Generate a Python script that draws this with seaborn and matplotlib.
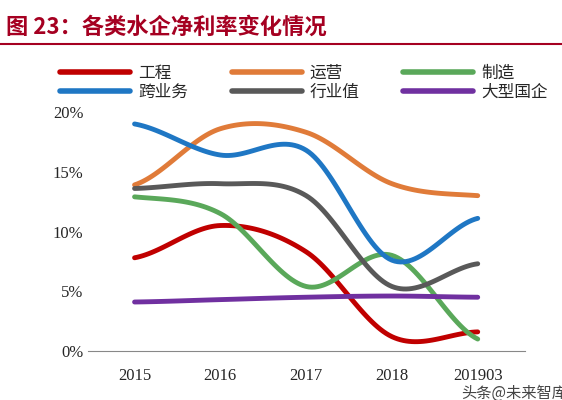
import numpy as np
import pandas as pd
import seaborn as sns
import matplotlib.pyplot as plt

years = ["2015", "2016", "2017", "2018", "201903"]
gongcheng = [7.8, 10.5, 8.3, 1.2, 1.6]
yunying = [13.9, 18.6, 18.3, 14.0, 13.0]
zhizao = [12.9, 11.5, 5.4, 8.0, 1.0]
kuayewu = [19.0, 16.4, 16.8, 7.6, 11.1]
hangye = [13.6, 14.0, 13.0, 5.4, 7.3]
guoqi = [4.1, 4.3, 4.5, 4.6, 4.5]

names = ["工程", "运营", "制造", "跨业务", "行业值", "大型国企"]
series = [gongcheng, yunying, zhizao, kuayewu, hangye, guoqi]
colors = ["#c00000", "#e07b39", "#5aa85a", "#1f77c4", "#595959", "#7030a0"]


def smooth(y, n=30):
    # catmull-rom through the points, for drawing only
    y = np.asarray(y, float)
    p = np.concatenate([[y[0]], y, [y[-1]]])
    xs, ys = [], []
    for i in range(len(y) - 1):
        t = np.linspace(0, 1, n, endpoint=False)
        p0, p1, p2, p3 = p[i], p[i + 1], p[i + 2], p[i + 3]
        v = 0.5 * (2 * p1 + (-p0 + p2) * t + (2 * p0 - 5 * p1 + 4 * p2 - p3) * t ** 2
                   + (-p0 + 3 * p1 - 3 * p2 + p3) * t ** 3)
        xs.extend(i + t)
        ys.extend(v)
    xs.append(len(y) - 1)
    ys.append(y[-1])
    return np.array(xs), np.array(ys)


rows = []
for name, vals in zip(names, series):
    xs, ys = smooth(vals)
    rows.append(pd.DataFrame({"x": xs, "y": ys, "s": name}))
df = pd.concat(rows)

sns.set_style("white")
plt.rcParams["font.family"] = ["Noto Sans CJK SC", "DejaVu Sans"]

fig = plt.figure(figsize=(5.62, 4), dpi=100)
ax = fig.add_axes([0.157, 0.1225, 0.777, 0.5975])
sns.lineplot(data=df, x="x", y="y", hue="s", hue_order=names, palette=colors,
             linewidth=3.5, ax=ax, sort=False, estimator=None)

ax.set_xlim(-0.54, 4.55)
ax.set_ylim(0, 20)
ax.set_yticks([0, 5, 10, 15, 20])
ax.set_yticklabels([f"{v}%" for v in [0, 5, 10, 15, 20]], family="Liberation Serif", fontsize=12)
ax.set_xticks(range(5))
ax.set_xticklabels(years, family="Liberation Serif", fontsize=12)
ax.set_xticks(np.arange(-0.5, 5, 1), minor=True)
ax.tick_params(axis="x", which="minor", length=5, color="#888888", direction="out")
ax.tick_params(axis="x", which="major", length=0, pad=12)
ax.tick_params(axis="y", length=0)
ax.set_xlabel("")
ax.set_ylabel("")
for s in ["top", "right", "left"]:
    ax.spines[s].set_visible(False)
ax.spines["bottom"].set_color("#888888")

handles, labels = ax.get_legend_handles_labels()
order = [0, 3, 1, 4, 2, 5]
ax.legend([handles[i] for i in order], [labels[i] for i in order],
          loc="lower left", bbox_to_anchor=(-0.08, 1.02), ncol=3, frameon=False,
          fontsize=12, handlelength=4.2, handletextpad=0.5, columnspacing=2.6,
          labelspacing=0.1, borderaxespad=0)
for line in ax.get_legend().get_lines():
    line.set_linewidth(4)

fig.text(0.01, 0.915, "图 23：各类水企净利率变化情况", color="#a50021",
         fontsize=16, fontweight="bold")
fig.add_artist(plt.Line2D([0.0, 1.0], [0.89, 0.89], color="#a50021", linewidth=1.5))
fig.text(0.82, 0.005, "头条@未来智库", color="#444444", fontsize=11)

plt.savefig("out.png", dpi=100)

_Given problem_:
Leave the pictures out and please restate exactly the lines running from the start of the material through the one with "import matplotlib.pyplot as plt".

_Reply to the task_:
Generate a Python script that draws this with seaborn and matplotlib.
import numpy as np
import pandas as pd
import seaborn as sns
import matplotlib.pyplot as plt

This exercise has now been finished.